Veo 3.1 Fast Preview is an accelerated video generation model developed by Google DeepMind, optimized for high-speed synthesis and rapid creative iteration. As part of the Veo 3.1 family, it serves as a performance-oriented alternative to the standard high-fidelity model, reducing latency for workflows that require quick previews or high-volume generation. It produces cinematic video clips in 4, 6, or 8-second durations at resolutions up to 1080p.
A significant advancement in the 3.1 iteration is the integration of native synchronized audio. Unlike previous versions that focused solely on visuals, Veo 3.1 Fast Preview generates ambient soundscapes, effects, and dialogue that are temporally aligned with the generated motion.
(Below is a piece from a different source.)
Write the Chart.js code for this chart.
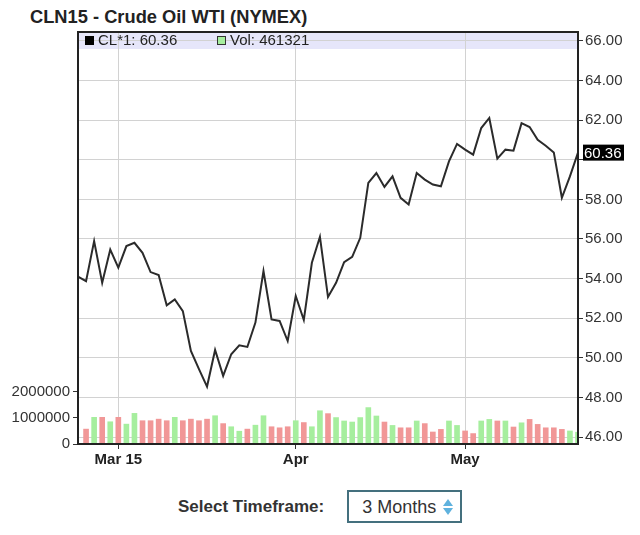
<!DOCTYPE html>
<html>
<head>
<meta charset="utf-8">
<title>CLN15 - Crude Oil WTI (NYMEX)</title>
<script src="https://cdn.jsdelivr.net/npm/chart.js@4.4.1/dist/chart.umd.min.js"></script>
<style>
  body { margin: 0; width: 640px; height: 535px; background: #fff; position: relative; overflow: hidden;
         font-family: "Liberation Sans", Arial, sans-serif; }
  #title { position: absolute; left: 30px; top: 6px; font-weight: bold; font-size: 18.3px; color: #222; }
  #wrap { position: absolute; left: 0; top: 0; width: 640px; height: 475px; }
  #tf { position: absolute; left: 178px; top: 490px; height: 33px; display: flex; align-items: center; }
  #tf .lbl { font-weight: bold; font-size: 17px; color: #333; margin-right: 23px; }
  #tf .box { position: relative; width: 115px; height: 33px; box-sizing: border-box; border: 2px solid #44707e;
             font-size: 18px; color: #333; padding: 5px 0 0 13px; }
  #tf .up, #tf .dn { position: absolute; right: 7px; width: 0; height: 0;
             border-left: 5px solid transparent; border-right: 5px solid transparent; }
  #tf .up { top: 7px; border-bottom: 7px solid #5fb2de; }
  #tf .dn { top: 16px; border-top: 7px solid #5fb2de; }
</style>
</head>
<body>
<div id="title">CLN15 - Crude Oil WTI (NYMEX)</div>
<div id="wrap"><canvas id="chart" width="640" height="475"></canvas></div>
<div id="tf"><span class="lbl">Select Timeframe:</span><span class="box">3 Months<i class="up"></i><i class="dn"></i></span></div>

<script>
// trading days shown (Feb 23 - May 21, 2015)
const dates = [
  '2015-02-23','2015-02-24','2015-02-25','2015-02-26','2015-02-27',
  '2015-03-02','2015-03-03','2015-03-04','2015-03-05','2015-03-06',
  '2015-03-09','2015-03-10','2015-03-11','2015-03-12','2015-03-13',
  '2015-03-16','2015-03-17','2015-03-18','2015-03-19','2015-03-20',
  '2015-03-23','2015-03-24','2015-03-25','2015-03-26','2015-03-27',
  '2015-03-30','2015-03-31',
  '2015-04-01','2015-04-02','2015-04-06','2015-04-07','2015-04-08',
  '2015-04-09','2015-04-10','2015-04-13','2015-04-14','2015-04-15',
  '2015-04-16','2015-04-17','2015-04-20','2015-04-21','2015-04-22',
  '2015-04-23','2015-04-24','2015-04-27','2015-04-28','2015-04-29','2015-04-30',
  '2015-05-01','2015-05-04','2015-05-05','2015-05-06','2015-05-07','2015-05-08',
  '2015-05-11','2015-05-12','2015-05-13','2015-05-14','2015-05-15',
  '2015-05-18','2015-05-19','2015-05-20','2015-05-21'
];

// CL*1 close
const closes = [
  54.10, 53.87, 55.89, 53.79, 55.47, 54.55, 55.64, 55.81, 55.30, 54.33,
  54.18, 52.65, 52.95, 52.36, 50.35, 49.43, 48.55, 50.40, 49.09, 50.18,
  50.63, 50.55, 51.78, 54.38, 51.94, 51.86, 50.85, 53.12, 51.91, 54.80,
  56.11, 53.07, 53.79, 54.83, 55.10, 56.06, 58.83, 59.33, 58.63, 59.16,
  58.08, 57.74, 59.33, 59.00, 58.75, 58.66, 59.92, 60.80, 60.51, 60.26,
  61.60, 62.11, 60.06, 60.51, 60.46, 61.85, 61.65, 61.01, 60.71, 60.37,
  58.08, 59.16, 60.36
];

// volume
const volumes = [
  null, 580000, 1030000, 1030000, 860000, 1030000, 770000, 1180000, 900000, 900000,
  960000, 900000, 1030000, 900000, 960000, 900000, 960000, 1090000, 790000, 670000,
  500000, 580000, 730000, 1090000, 670000, 630000, 670000, 900000, 830000, 670000,
  1280000, 1170000, 1020000, 890000, 850000, 1020000, 1400000, 1080000, 850000, 720000,
  630000, 630000, 890000, 790000, 470000, 570000, 890000, 720000, 510000, 410000,
  890000, 950000, 890000, 890000, 660000, 820000, 950000, 760000, 630000, 630000,
  570000, 510000, 461321
];

const priceTicks = [46, 48, 50, 52, 54, 56, 58, 60, 62, 64, 66];
const volumeTicks = [0, 1000000, 2000000];
const monthDates = ['2015-03-02', '2015-04-01', '2015-05-01'];
const monthLabels = ['Mar 15', 'Apr', 'May'];

const last = closes[closes.length - 1];
const upColor = '#a6ee9e';
const downColor = '#f19797';
const barColors = volumes.map((v, i) => (i > 0 && closes[i] >= closes[i - 1]) ? upColor : downColor);

Chart.defaults.font.family = '"Liberation Sans", Arial, sans-serif';

const frame = {
  id: 'frame',
  beforeDraw(chart) {
    const { ctx, chartArea: a } = chart;
    ctx.save();
    ctx.fillStyle = '#e6e6fa';
    ctx.fillRect(a.left, a.top, a.right - a.left, 17);
    ctx.restore();
  },
  afterDraw(chart) {
    const { ctx, chartArea: a } = chart;
    ctx.save();
    ctx.strokeStyle = '#222';
    ctx.lineWidth = 2;
    ctx.strokeRect(a.left, a.top, a.right - a.left, a.bottom - a.top);

    // legend in the band
    ctx.font = '15px "Liberation Sans", Arial, sans-serif';
    ctx.textBaseline = 'middle';
    ctx.fillStyle = '#000';
    ctx.fillRect(a.left + 7, a.top + 4, 9, 9);
    ctx.fillStyle = '#222';
    ctx.fillText('CL*1: ' + last.toFixed(2), a.left + 20, a.top + 9);
    ctx.fillStyle = upColor;
    ctx.fillRect(a.left + 139, a.top + 4, 9, 9);
    ctx.lineWidth = 1;
    ctx.strokeStyle = '#333';
    ctx.strokeRect(a.left + 139.5, a.top + 4.5, 8, 8);
    ctx.fillStyle = '#222';
    ctx.fillText('Vol: ' + volumes[volumes.length - 1], a.left + 152, a.top + 9);

    // last value marker
    const y = chart.scales.price.getPixelForValue(last);
    ctx.fillStyle = '#000';
    ctx.fillRect(a.right + 5, y - 8, 41, 16);
    ctx.fillStyle = '#fff';
    ctx.font = '15px "Liberation Sans", Arial, sans-serif';
    ctx.fillText(last.toFixed(2), a.right + 6, y + 1);
    ctx.restore();
  }
};

new Chart(document.getElementById('chart'), {
  data: {
    labels: dates,
    datasets: [
      {
        type: 'line',
        label: 'CL*1',
        data: closes,
        yAxisID: 'price',
        borderColor: '#2b2b2b',
        borderWidth: 2,
        pointRadius: 0,
        tension: 0,
        order: 0
      },
      {
        type: 'bar',
        label: 'Vol',
        data: volumes,
        yAxisID: 'vol',
        backgroundColor: barColors,
        barPercentage: 0.7,
        categoryPercentage: 1,
        order: 1
      }
    ]
  },
  options: {
    responsive: false,
    animation: false,
    layout: { padding: { top: 32, left: 0, right: 0, bottom: 0 } },
    plugins: { legend: { display: false }, tooltip: { enabled: false } },
    scales: {
      x: {
        type: 'category',
        offset: false,
        afterBuildTicks(scale) {
          scale.ticks = monthDates.map(d => ({ value: dates.indexOf(d) }));
        },
        ticks: {
          autoSkip: false,
          maxRotation: 0,
          padding: 2,
          color: '#222',
          font: { size: 15, weight: 'bold' },
          callback: v => monthLabels[monthDates.indexOf(dates[v])]
        },
        grid: { offset: false, color: '#d2d2d2', tickColor: '#333', tickLength: 5 },
        border: { color: '#222', width: 2 },
        afterFit(scale) { scale.height = 31; }
      },
      vol: {
        position: 'left',
        min: 0,
        max: 15700000,
        afterBuildTicks(scale) {
          scale.ticks = volumeTicks.map(v => ({ value: v }));
        },
        ticks: { padding: 3, color: '#333', font: { size: 15 }, callback: v => String(v) },
        grid: { drawOnChartArea: false, tickColor: '#333', tickLength: 5 },
        border: { color: '#222', width: 2 },
        afterFit(scale) { scale.width = 78; }
      },
      price: {
        position: 'right',
        min: 45.65,
        max: 66.45,
        afterBuildTicks(scale) {
          scale.ticks = priceTicks.map(v => ({ value: v }));
        },
        ticks: {
          padding: 2,
          color: '#333',
          font: { size: 15 },
          callback: v => Math.abs(v - last) < 0.6 ? '' : v.toFixed(2)
        },
        grid: { color: '#d2d2d2', tickColor: '#333', tickLength: 5 },
        border: { color: '#222', width: 2 },
        afterFit(scale) { scale.width = 62; }
      }
    }
  },
  plugins: [frame]
});
</script>
</body>
</html>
This capability is complemented by advanced creative controls, such as "first and last frame" generation, which allows users to anchor the start and end of a sequence for precise narrative transitions.
The model utilizes a 3D latent diffusion architecture to ensure temporal consistency and realistic physics. It supports multimodal prompting, including image-to-video and "Ingredients to Video," where users can provide up to three reference images to maintain consistent characters, objects, and styles. While the "Fast" variant is optimized for prompt-to-screen speed, it is designed to maintain high prompt adherence and realism across various aspect ratios, including 16:9 and 9:16.